Leathergoods and saddlery, which accounted for almost half of total revenue for the quarter, continued to be Hermes' top performer, registering a sales uplift of 21.7% (10.2% at constant exchange rates). Sales of bags were strong in Asia, particularly in China and South Korea. Sales of silk scarves and fashion accessories were also quite resilient given the current climate, up 5.4% and 2.6%, respectively. Meanwhile, the group's perfume, watches and tableware divisions suffered double digit sales declines as the highly discretionary nature of these products has led to fewer orders from wholesale partners that have begun cutting their inventories.
The group enjoyed solid growth in Asia, with sales up 25.7% to E99.4 million in Asia Pacific (excluding Japan). Sales in Japan were up 3.8% to E96.1 million, boosted by favorable exchange rate effects. However, at constant exchange rates, sales in Japan actually fell 19.3%. Sales in Europe were down 5.6% to E161.4 million, while in the Americas, sales rose 6.1% to E64.7 million but declined 5.3% at constant exchange rates.
In spite of the global downturn, Hermes continues to invest in developing its retail network. It opened two new stores during the first three months of the year (one in Korea, the other in the US) and took over a concession in Japan. The company is wise to focus on developing its own store network, as sales of its trademark scarves and leather goods, which make up a large percentage of total sales, appear to be holding up at its own branches.

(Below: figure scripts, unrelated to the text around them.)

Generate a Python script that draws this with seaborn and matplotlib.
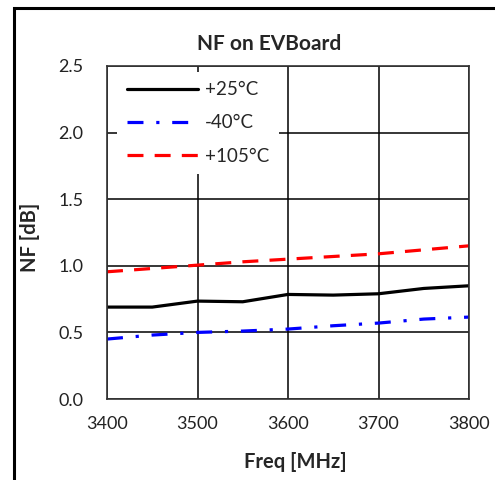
import matplotlib
matplotlib.use("Agg")
import matplotlib.pyplot as plt
import seaborn as sns
import pandas as pd
from matplotlib.patches import Rectangle

freq = [3400, 3450, 3500, 3550, 3600, 3650, 3700, 3750, 3800]
nf_p25 = [0.69, 0.69, 0.735, 0.73, 0.785, 0.78, 0.79, 0.83, 0.85]
nf_m40 = [0.45, 0.48, 0.50, 0.51, 0.525, 0.55, 0.57, 0.60, 0.615]
nf_p105 = [0.955, 0.98, 1.005, 1.03, 1.05, 1.07, 1.09, 1.12, 1.15]
labels = ["+25°C", "-40°C", "+105°C"]
colors = ["#000000", "#0000FF", "#FF0000"]
xticks = [3400, 3500, 3600, 3700, 3800]
yticks = [0.0, 0.5, 1.0, 1.5, 2.0, 2.5]

sns.set_theme(style="white")
plt.rcParams['font.family'] = ['Lato', 'DejaVu Sans']

df = pd.DataFrame({
    "freq": freq * 3,
    "nf": nf_p25 + nf_m40 + nf_p105,
    "temp": [labels[0]] * len(freq) + [labels[1]] * len(freq) + [labels[2]] * len(freq),
})

fig = plt.figure(figsize=(4.95, 4.8), dpi=100)
ax = fig.add_axes([107 / 495, 1 - 399 / 480, (469 - 107) / 495, (399 - 66) / 480])

sns.lineplot(data=df, x="freq", y="nf", hue="temp", style="temp",
             palette=dict(zip(labels, colors)),
             dashes={labels[0]: "", labels[1]: (5, 4, 1, 4), labels[2]: (5, 3.5)},
             linewidth=2.3, ax=ax, legend=True)

ax.set_xlim(3400, 3800)
ax.set_ylim(0, 2.5)
ax.set_xticks(xticks)
ax.set_yticks(yticks)
ax.set_yticklabels([f"{v:.1f}" for v in yticks])
ax.grid(True, color="black", linewidth=1.1)
ax.tick_params(axis="both", length=0, labelsize=13, colors="#222222")
ax.tick_params(axis="y", pad=17)
ax.tick_params(axis="x", pad=12)
for s in ax.spines.values():
    s.set_color("#333333")
    s.set_linewidth(1.2)
ax.set_xlabel("")
ax.set_ylabel("")

leg = ax.legend(loc="upper left", bbox_to_anchor=(0.028, 0.982), frameon=True,
                fontsize=13.5, handlelength=3.8, handletextpad=0.4,
                labelspacing=0.86, borderpad=0.5, borderaxespad=0.0)
leg.get_frame().set_facecolor("white")
leg.get_frame().set_edgecolor("none")
leg.get_frame().set_alpha(1.0)
for h in leg.get_lines():
    h.set_linewidth(2.3)

fig.text(269 / 495, 1 - 44 / 480, "NF on EVBoard", ha="center", va="center",
         fontsize=15, fontweight="bold")
fig.text(295 / 495, 1 - 462 / 480, "Freq [MHz]", ha="center", va="center",
         fontsize=14.5, fontweight="bold")
fig.text(30 / 495, 1 - 237 / 480, "NF [dB]", ha="center", va="center",
         fontsize=14.5, fontweight="bold", rotation=90)

fig.patches.append(Rectangle((14 / 495, -0.2), 2.0, 1.2 - 8 / 480,
                             transform=fig.transFigure, fill=False,
                             edgecolor="black", linewidth=2.2, clip_on=False))

fig.savefig("out.png", dpi=100)
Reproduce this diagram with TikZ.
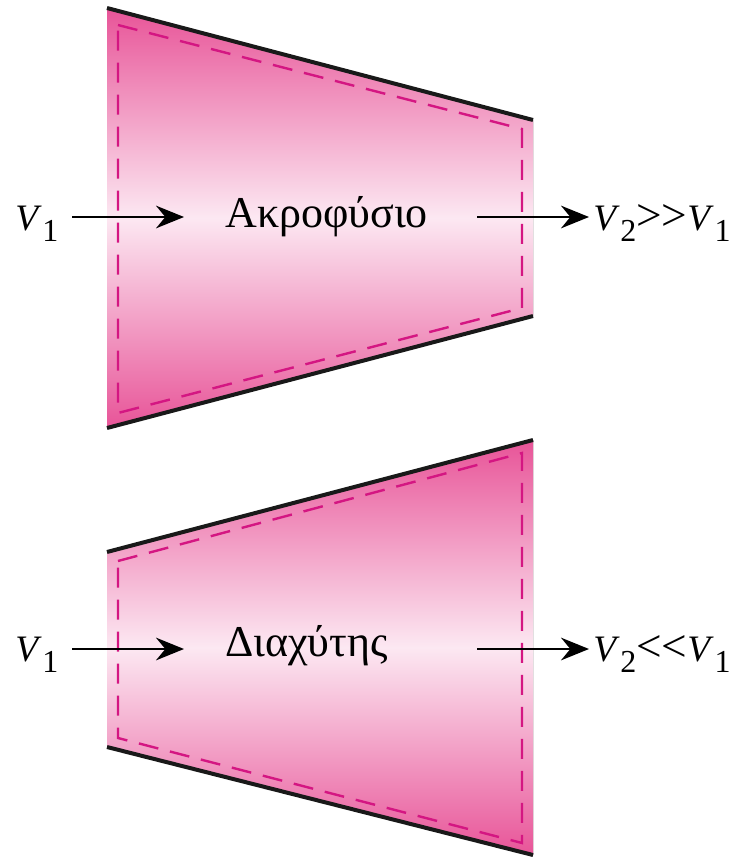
\documentclass[tikz,border=0pt]{standalone}
\usepackage{fontspec}
\setmainfont{Liberation Serif}
\usetikzlibrary{arrows.meta}
\definecolor{nozpink}{RGB}{232,84,152}
\definecolor{nozlight}{RGB}{252,232,242}
\definecolor{dashmag}{RGB}{212,22,130}
\newcommand{\vel}[1]{\textit{V}\kern0.5pt\raisebox{-0.32em}{\fontsize{24}{24}\selectfont #1}}
\newcommand{\much}[1]{{\fontsize{34}{34}\selectfont #1\kern0pt#1}}

\begin{document}
\begin{tikzpicture}[
  x=0.75pt, y=-0.75pt,
  duct/.style={top color=nozpink, bottom color=nozpink, middle color=nozlight, draw=none},
  wall/.style={line width=3pt, black!90},
  inner/.style={draw=dashmag, line width=1.8pt, dash pattern=on 15pt off 9pt},
  flow/.style={line width=1.4pt, -{Stealth[length=21pt,width=17pt,inset=7pt]}},
  vlabel/.style={inner sep=0pt, font=\fontsize{28}{32}\selectfont},
  nlabel/.style={inner sep=0pt, font=\fontsize{33}{38}\selectfont}
]
\useasboundingbox (0,0) rectangle (736,857);

% top: nozzle
\fill[duct] (107,8) -- (533,120) -- (533,316) -- (107,428) -- cycle;
\draw[wall] (107,8) -- (533,120);
\draw[wall] (107,428) -- (533,316);
\draw[inner] (118,25) -- (522,129) -- (522,308) -- (118,413) -- cycle;

\node[nlabel, anchor=base west] (nozname) at (225,227) {Ακροφύσιο};
\node[vlabel, anchor=base west] (vin1) at (15,230) {\vel{1}};
\node[vlabel, anchor=base west] (vout1) at (593,230) {\vel{2}\much{>}\vel{1}};

\coordinate (in1s) at (72,217);
\coordinate (in1e) at (184,217);
\coordinate (out1s) at (477,217);
\coordinate (out1e) at (589,217);
\draw[flow] (in1s) -- (in1e);
\draw[flow] (out1s) -- (out1e);

% bottom: diffuser
\fill[duct] (107,552) -- (533,440) -- (533,855) -- (107,747) -- cycle;
\draw[wall] (107,552) -- (533,440);
\draw[wall] (107,747) -- (533,855);
\draw[inner] (118,561) -- (522,453) -- (522,843) -- (118,738) -- cycle;

\node[nlabel, anchor=base west] (difname) at (225,656) {Διαχύτης};
\node[vlabel, anchor=base west] (vin2) at (15,661) {\vel{1}};
\node[vlabel, anchor=base west] (vout2) at (593,661) {\vel{2}\much{<}\vel{1}};

\coordinate (in2s) at (72,649);
\coordinate (in2e) at (184,649);
\coordinate (out2s) at (477,649);
\coordinate (out2e) at (589,649);
\draw[flow] (in2s) -- (in2e);
\draw[flow] (out2s) -- (out2e);

\end{tikzpicture}
\end{document}
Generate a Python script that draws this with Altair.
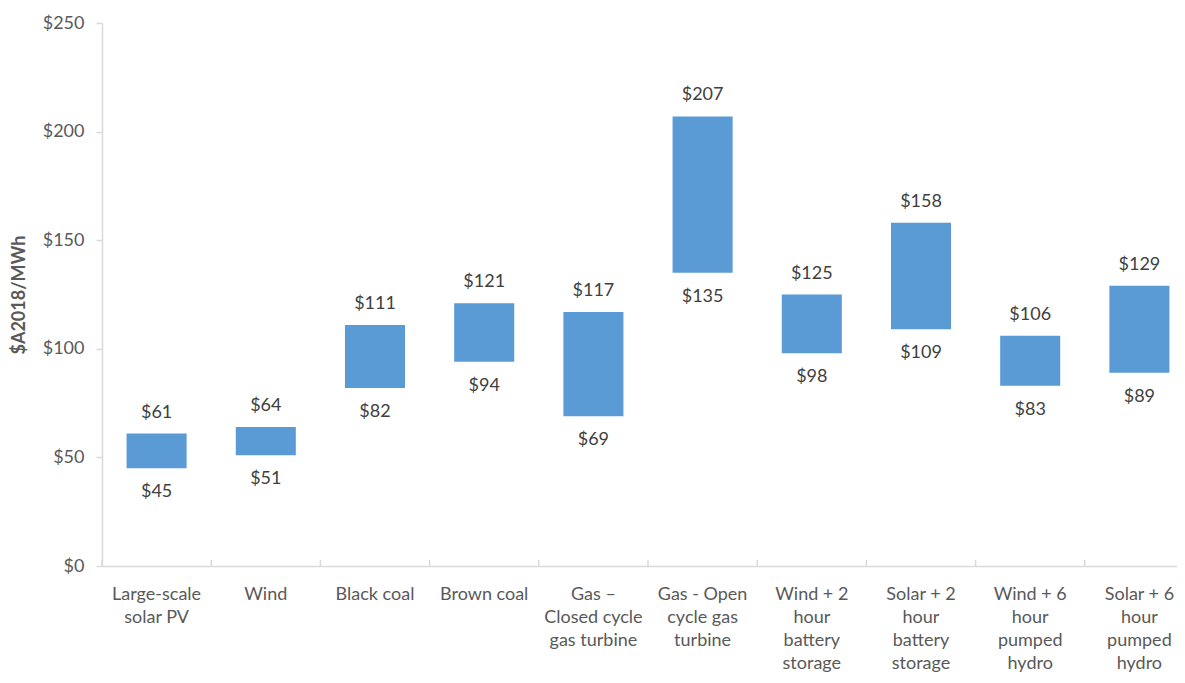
import altair as alt
import pandas as pd

categories = [
    "Large-scale\nsolar PV",
    "Wind",
    "Black coal",
    "Brown coal",
    "Gas –\nClosed cycle\ngas turbine",
    "Gas - Open\ncycle gas\nturbine",
    "Wind + 2\nhour\nbattery\nstorage",
    "Solar + 2\nhour\nbattery\nstorage",
    "Wind + 6\nhour\npumped\nhydro",
    "Solar + 6\nhour\npumped\nhydro",
]
low_values = [45, 51, 82, 94, 69, 135, 98, 109, 83, 89]
high_values = [61, 64, 111, 121, 117, 207, 125, 158, 106, 129]
y_ticks = [0, 50, 100, 150, 200, 250]

df = pd.DataFrame({"cat": categories, "low": low_values, "high": high_values})
df["low_label"] = ["$" + str(v) for v in low_values]
df["high_label"] = ["$" + str(v) for v in high_values]

FONT = "Lato"
AXIS_TEXT = "#595959"
LABEL_TEXT = "#404040"
LINE = "#D9D9D9"
BAR = "#5B9BD5"

x_enc = alt.X(
    "cat:N",
    sort=categories,
    scale=alt.Scale(range=[0, 1092], paddingInner=0, paddingOuter=0),
    axis=alt.Axis(
        title=None,
        labelAngle=0,
        ticks=False,
        grid=False,
        domain=True,
        domainColor=LINE,
        domainWidth=1.5,
        labelExpr="split(datum.label, '\\n')",
        labelFont=FONT,
        labelFontSize=18,
        labelColor=AXIS_TEXT,
        labelLineHeight=23,
        labelPadding=19,
        labelBaseline="top",
        labelLimit=200,
    ),
)

y_scale = alt.Scale(domain=[0, 250], nice=False, zero=True)

bars = alt.Chart(df).mark_bar(
    color=BAR, width=alt.RelativeBandSize(0.55)
).encode(
    x=x_enc,
    y=alt.Y(
        "low:Q",
        scale=y_scale,
        axis=alt.Axis(
            title="$A2018/MWh",
            titleFont=FONT,
            titleFontSize=18,
            titleFontWeight="bold",
            titleColor=AXIS_TEXT,
            titlePadding=14,
            values=y_ticks,
            labelExpr="'$' + datum.value",
            labelFont=FONT,
            labelFontSize=18,
            labelColor=AXIS_TEXT,
            labelPadding=12,
            grid=False,
            domainColor=LINE,
            domainWidth=1.5,
            tickColor=LINE,
            tickSize=6,
            tickWidth=1.5,
        ),
    ),
    y2="high:Q",
)

top_text = alt.Chart(df).mark_text(
    font=FONT, fontSize=18, color=LABEL_TEXT, baseline="middle", dy=-21
).encode(
    x=alt.X("cat:N", sort=categories),
    y=alt.Y("high:Q", scale=y_scale),
    text="high_label:N",
)

bottom_text = alt.Chart(df).mark_text(
    font=FONT, fontSize=18, color=LABEL_TEXT, baseline="middle", dy=24
).encode(
    x=alt.X("cat:N", sort=categories),
    y=alt.Y("low:Q", scale=y_scale),
    text="low_label:N",
)

ticks = alt.Chart(df).mark_rule(color=LINE, strokeWidth=1.5).encode(
    x=alt.X("cat:N", sort=categories, bandPosition=0),
    y=alt.value(537),
    y2=alt.value(543),
)

chart = (
    alt.layer(bars, top_text, bottom_text, ticks)
    .properties(
        width=1075,
        height=543,
        background="white",
        autosize=alt.AutoSizeParams(type="none"),
        padding={"left": 94, "top": 15, "right": 0, "bottom": 109},
    )
    .configure_view(strokeWidth=0, stroke="transparent")
    .configure_axis(grid=False)
)

chart.save("out.html", embed_options={"renderer": "svg", "actions": False})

Hermes' strong start to the year illustrates that those retailers on the upper echelons of luxury that are less exposed to the suffering watches and jewelry sectors are in a better position to weather the financial storm. However, while sales to specialized distribution networks such as department stores are likely to deteriorate further in the year ahead, Hermes' more pressing concern will be a prolonged downturn in mature markets such as Europe, the US and Japan. While the company has been proactively developing its presence in emerging markets such as China, a severe downturn in the traditional markets from which it derives a large share of total sales will hamper growth prospects.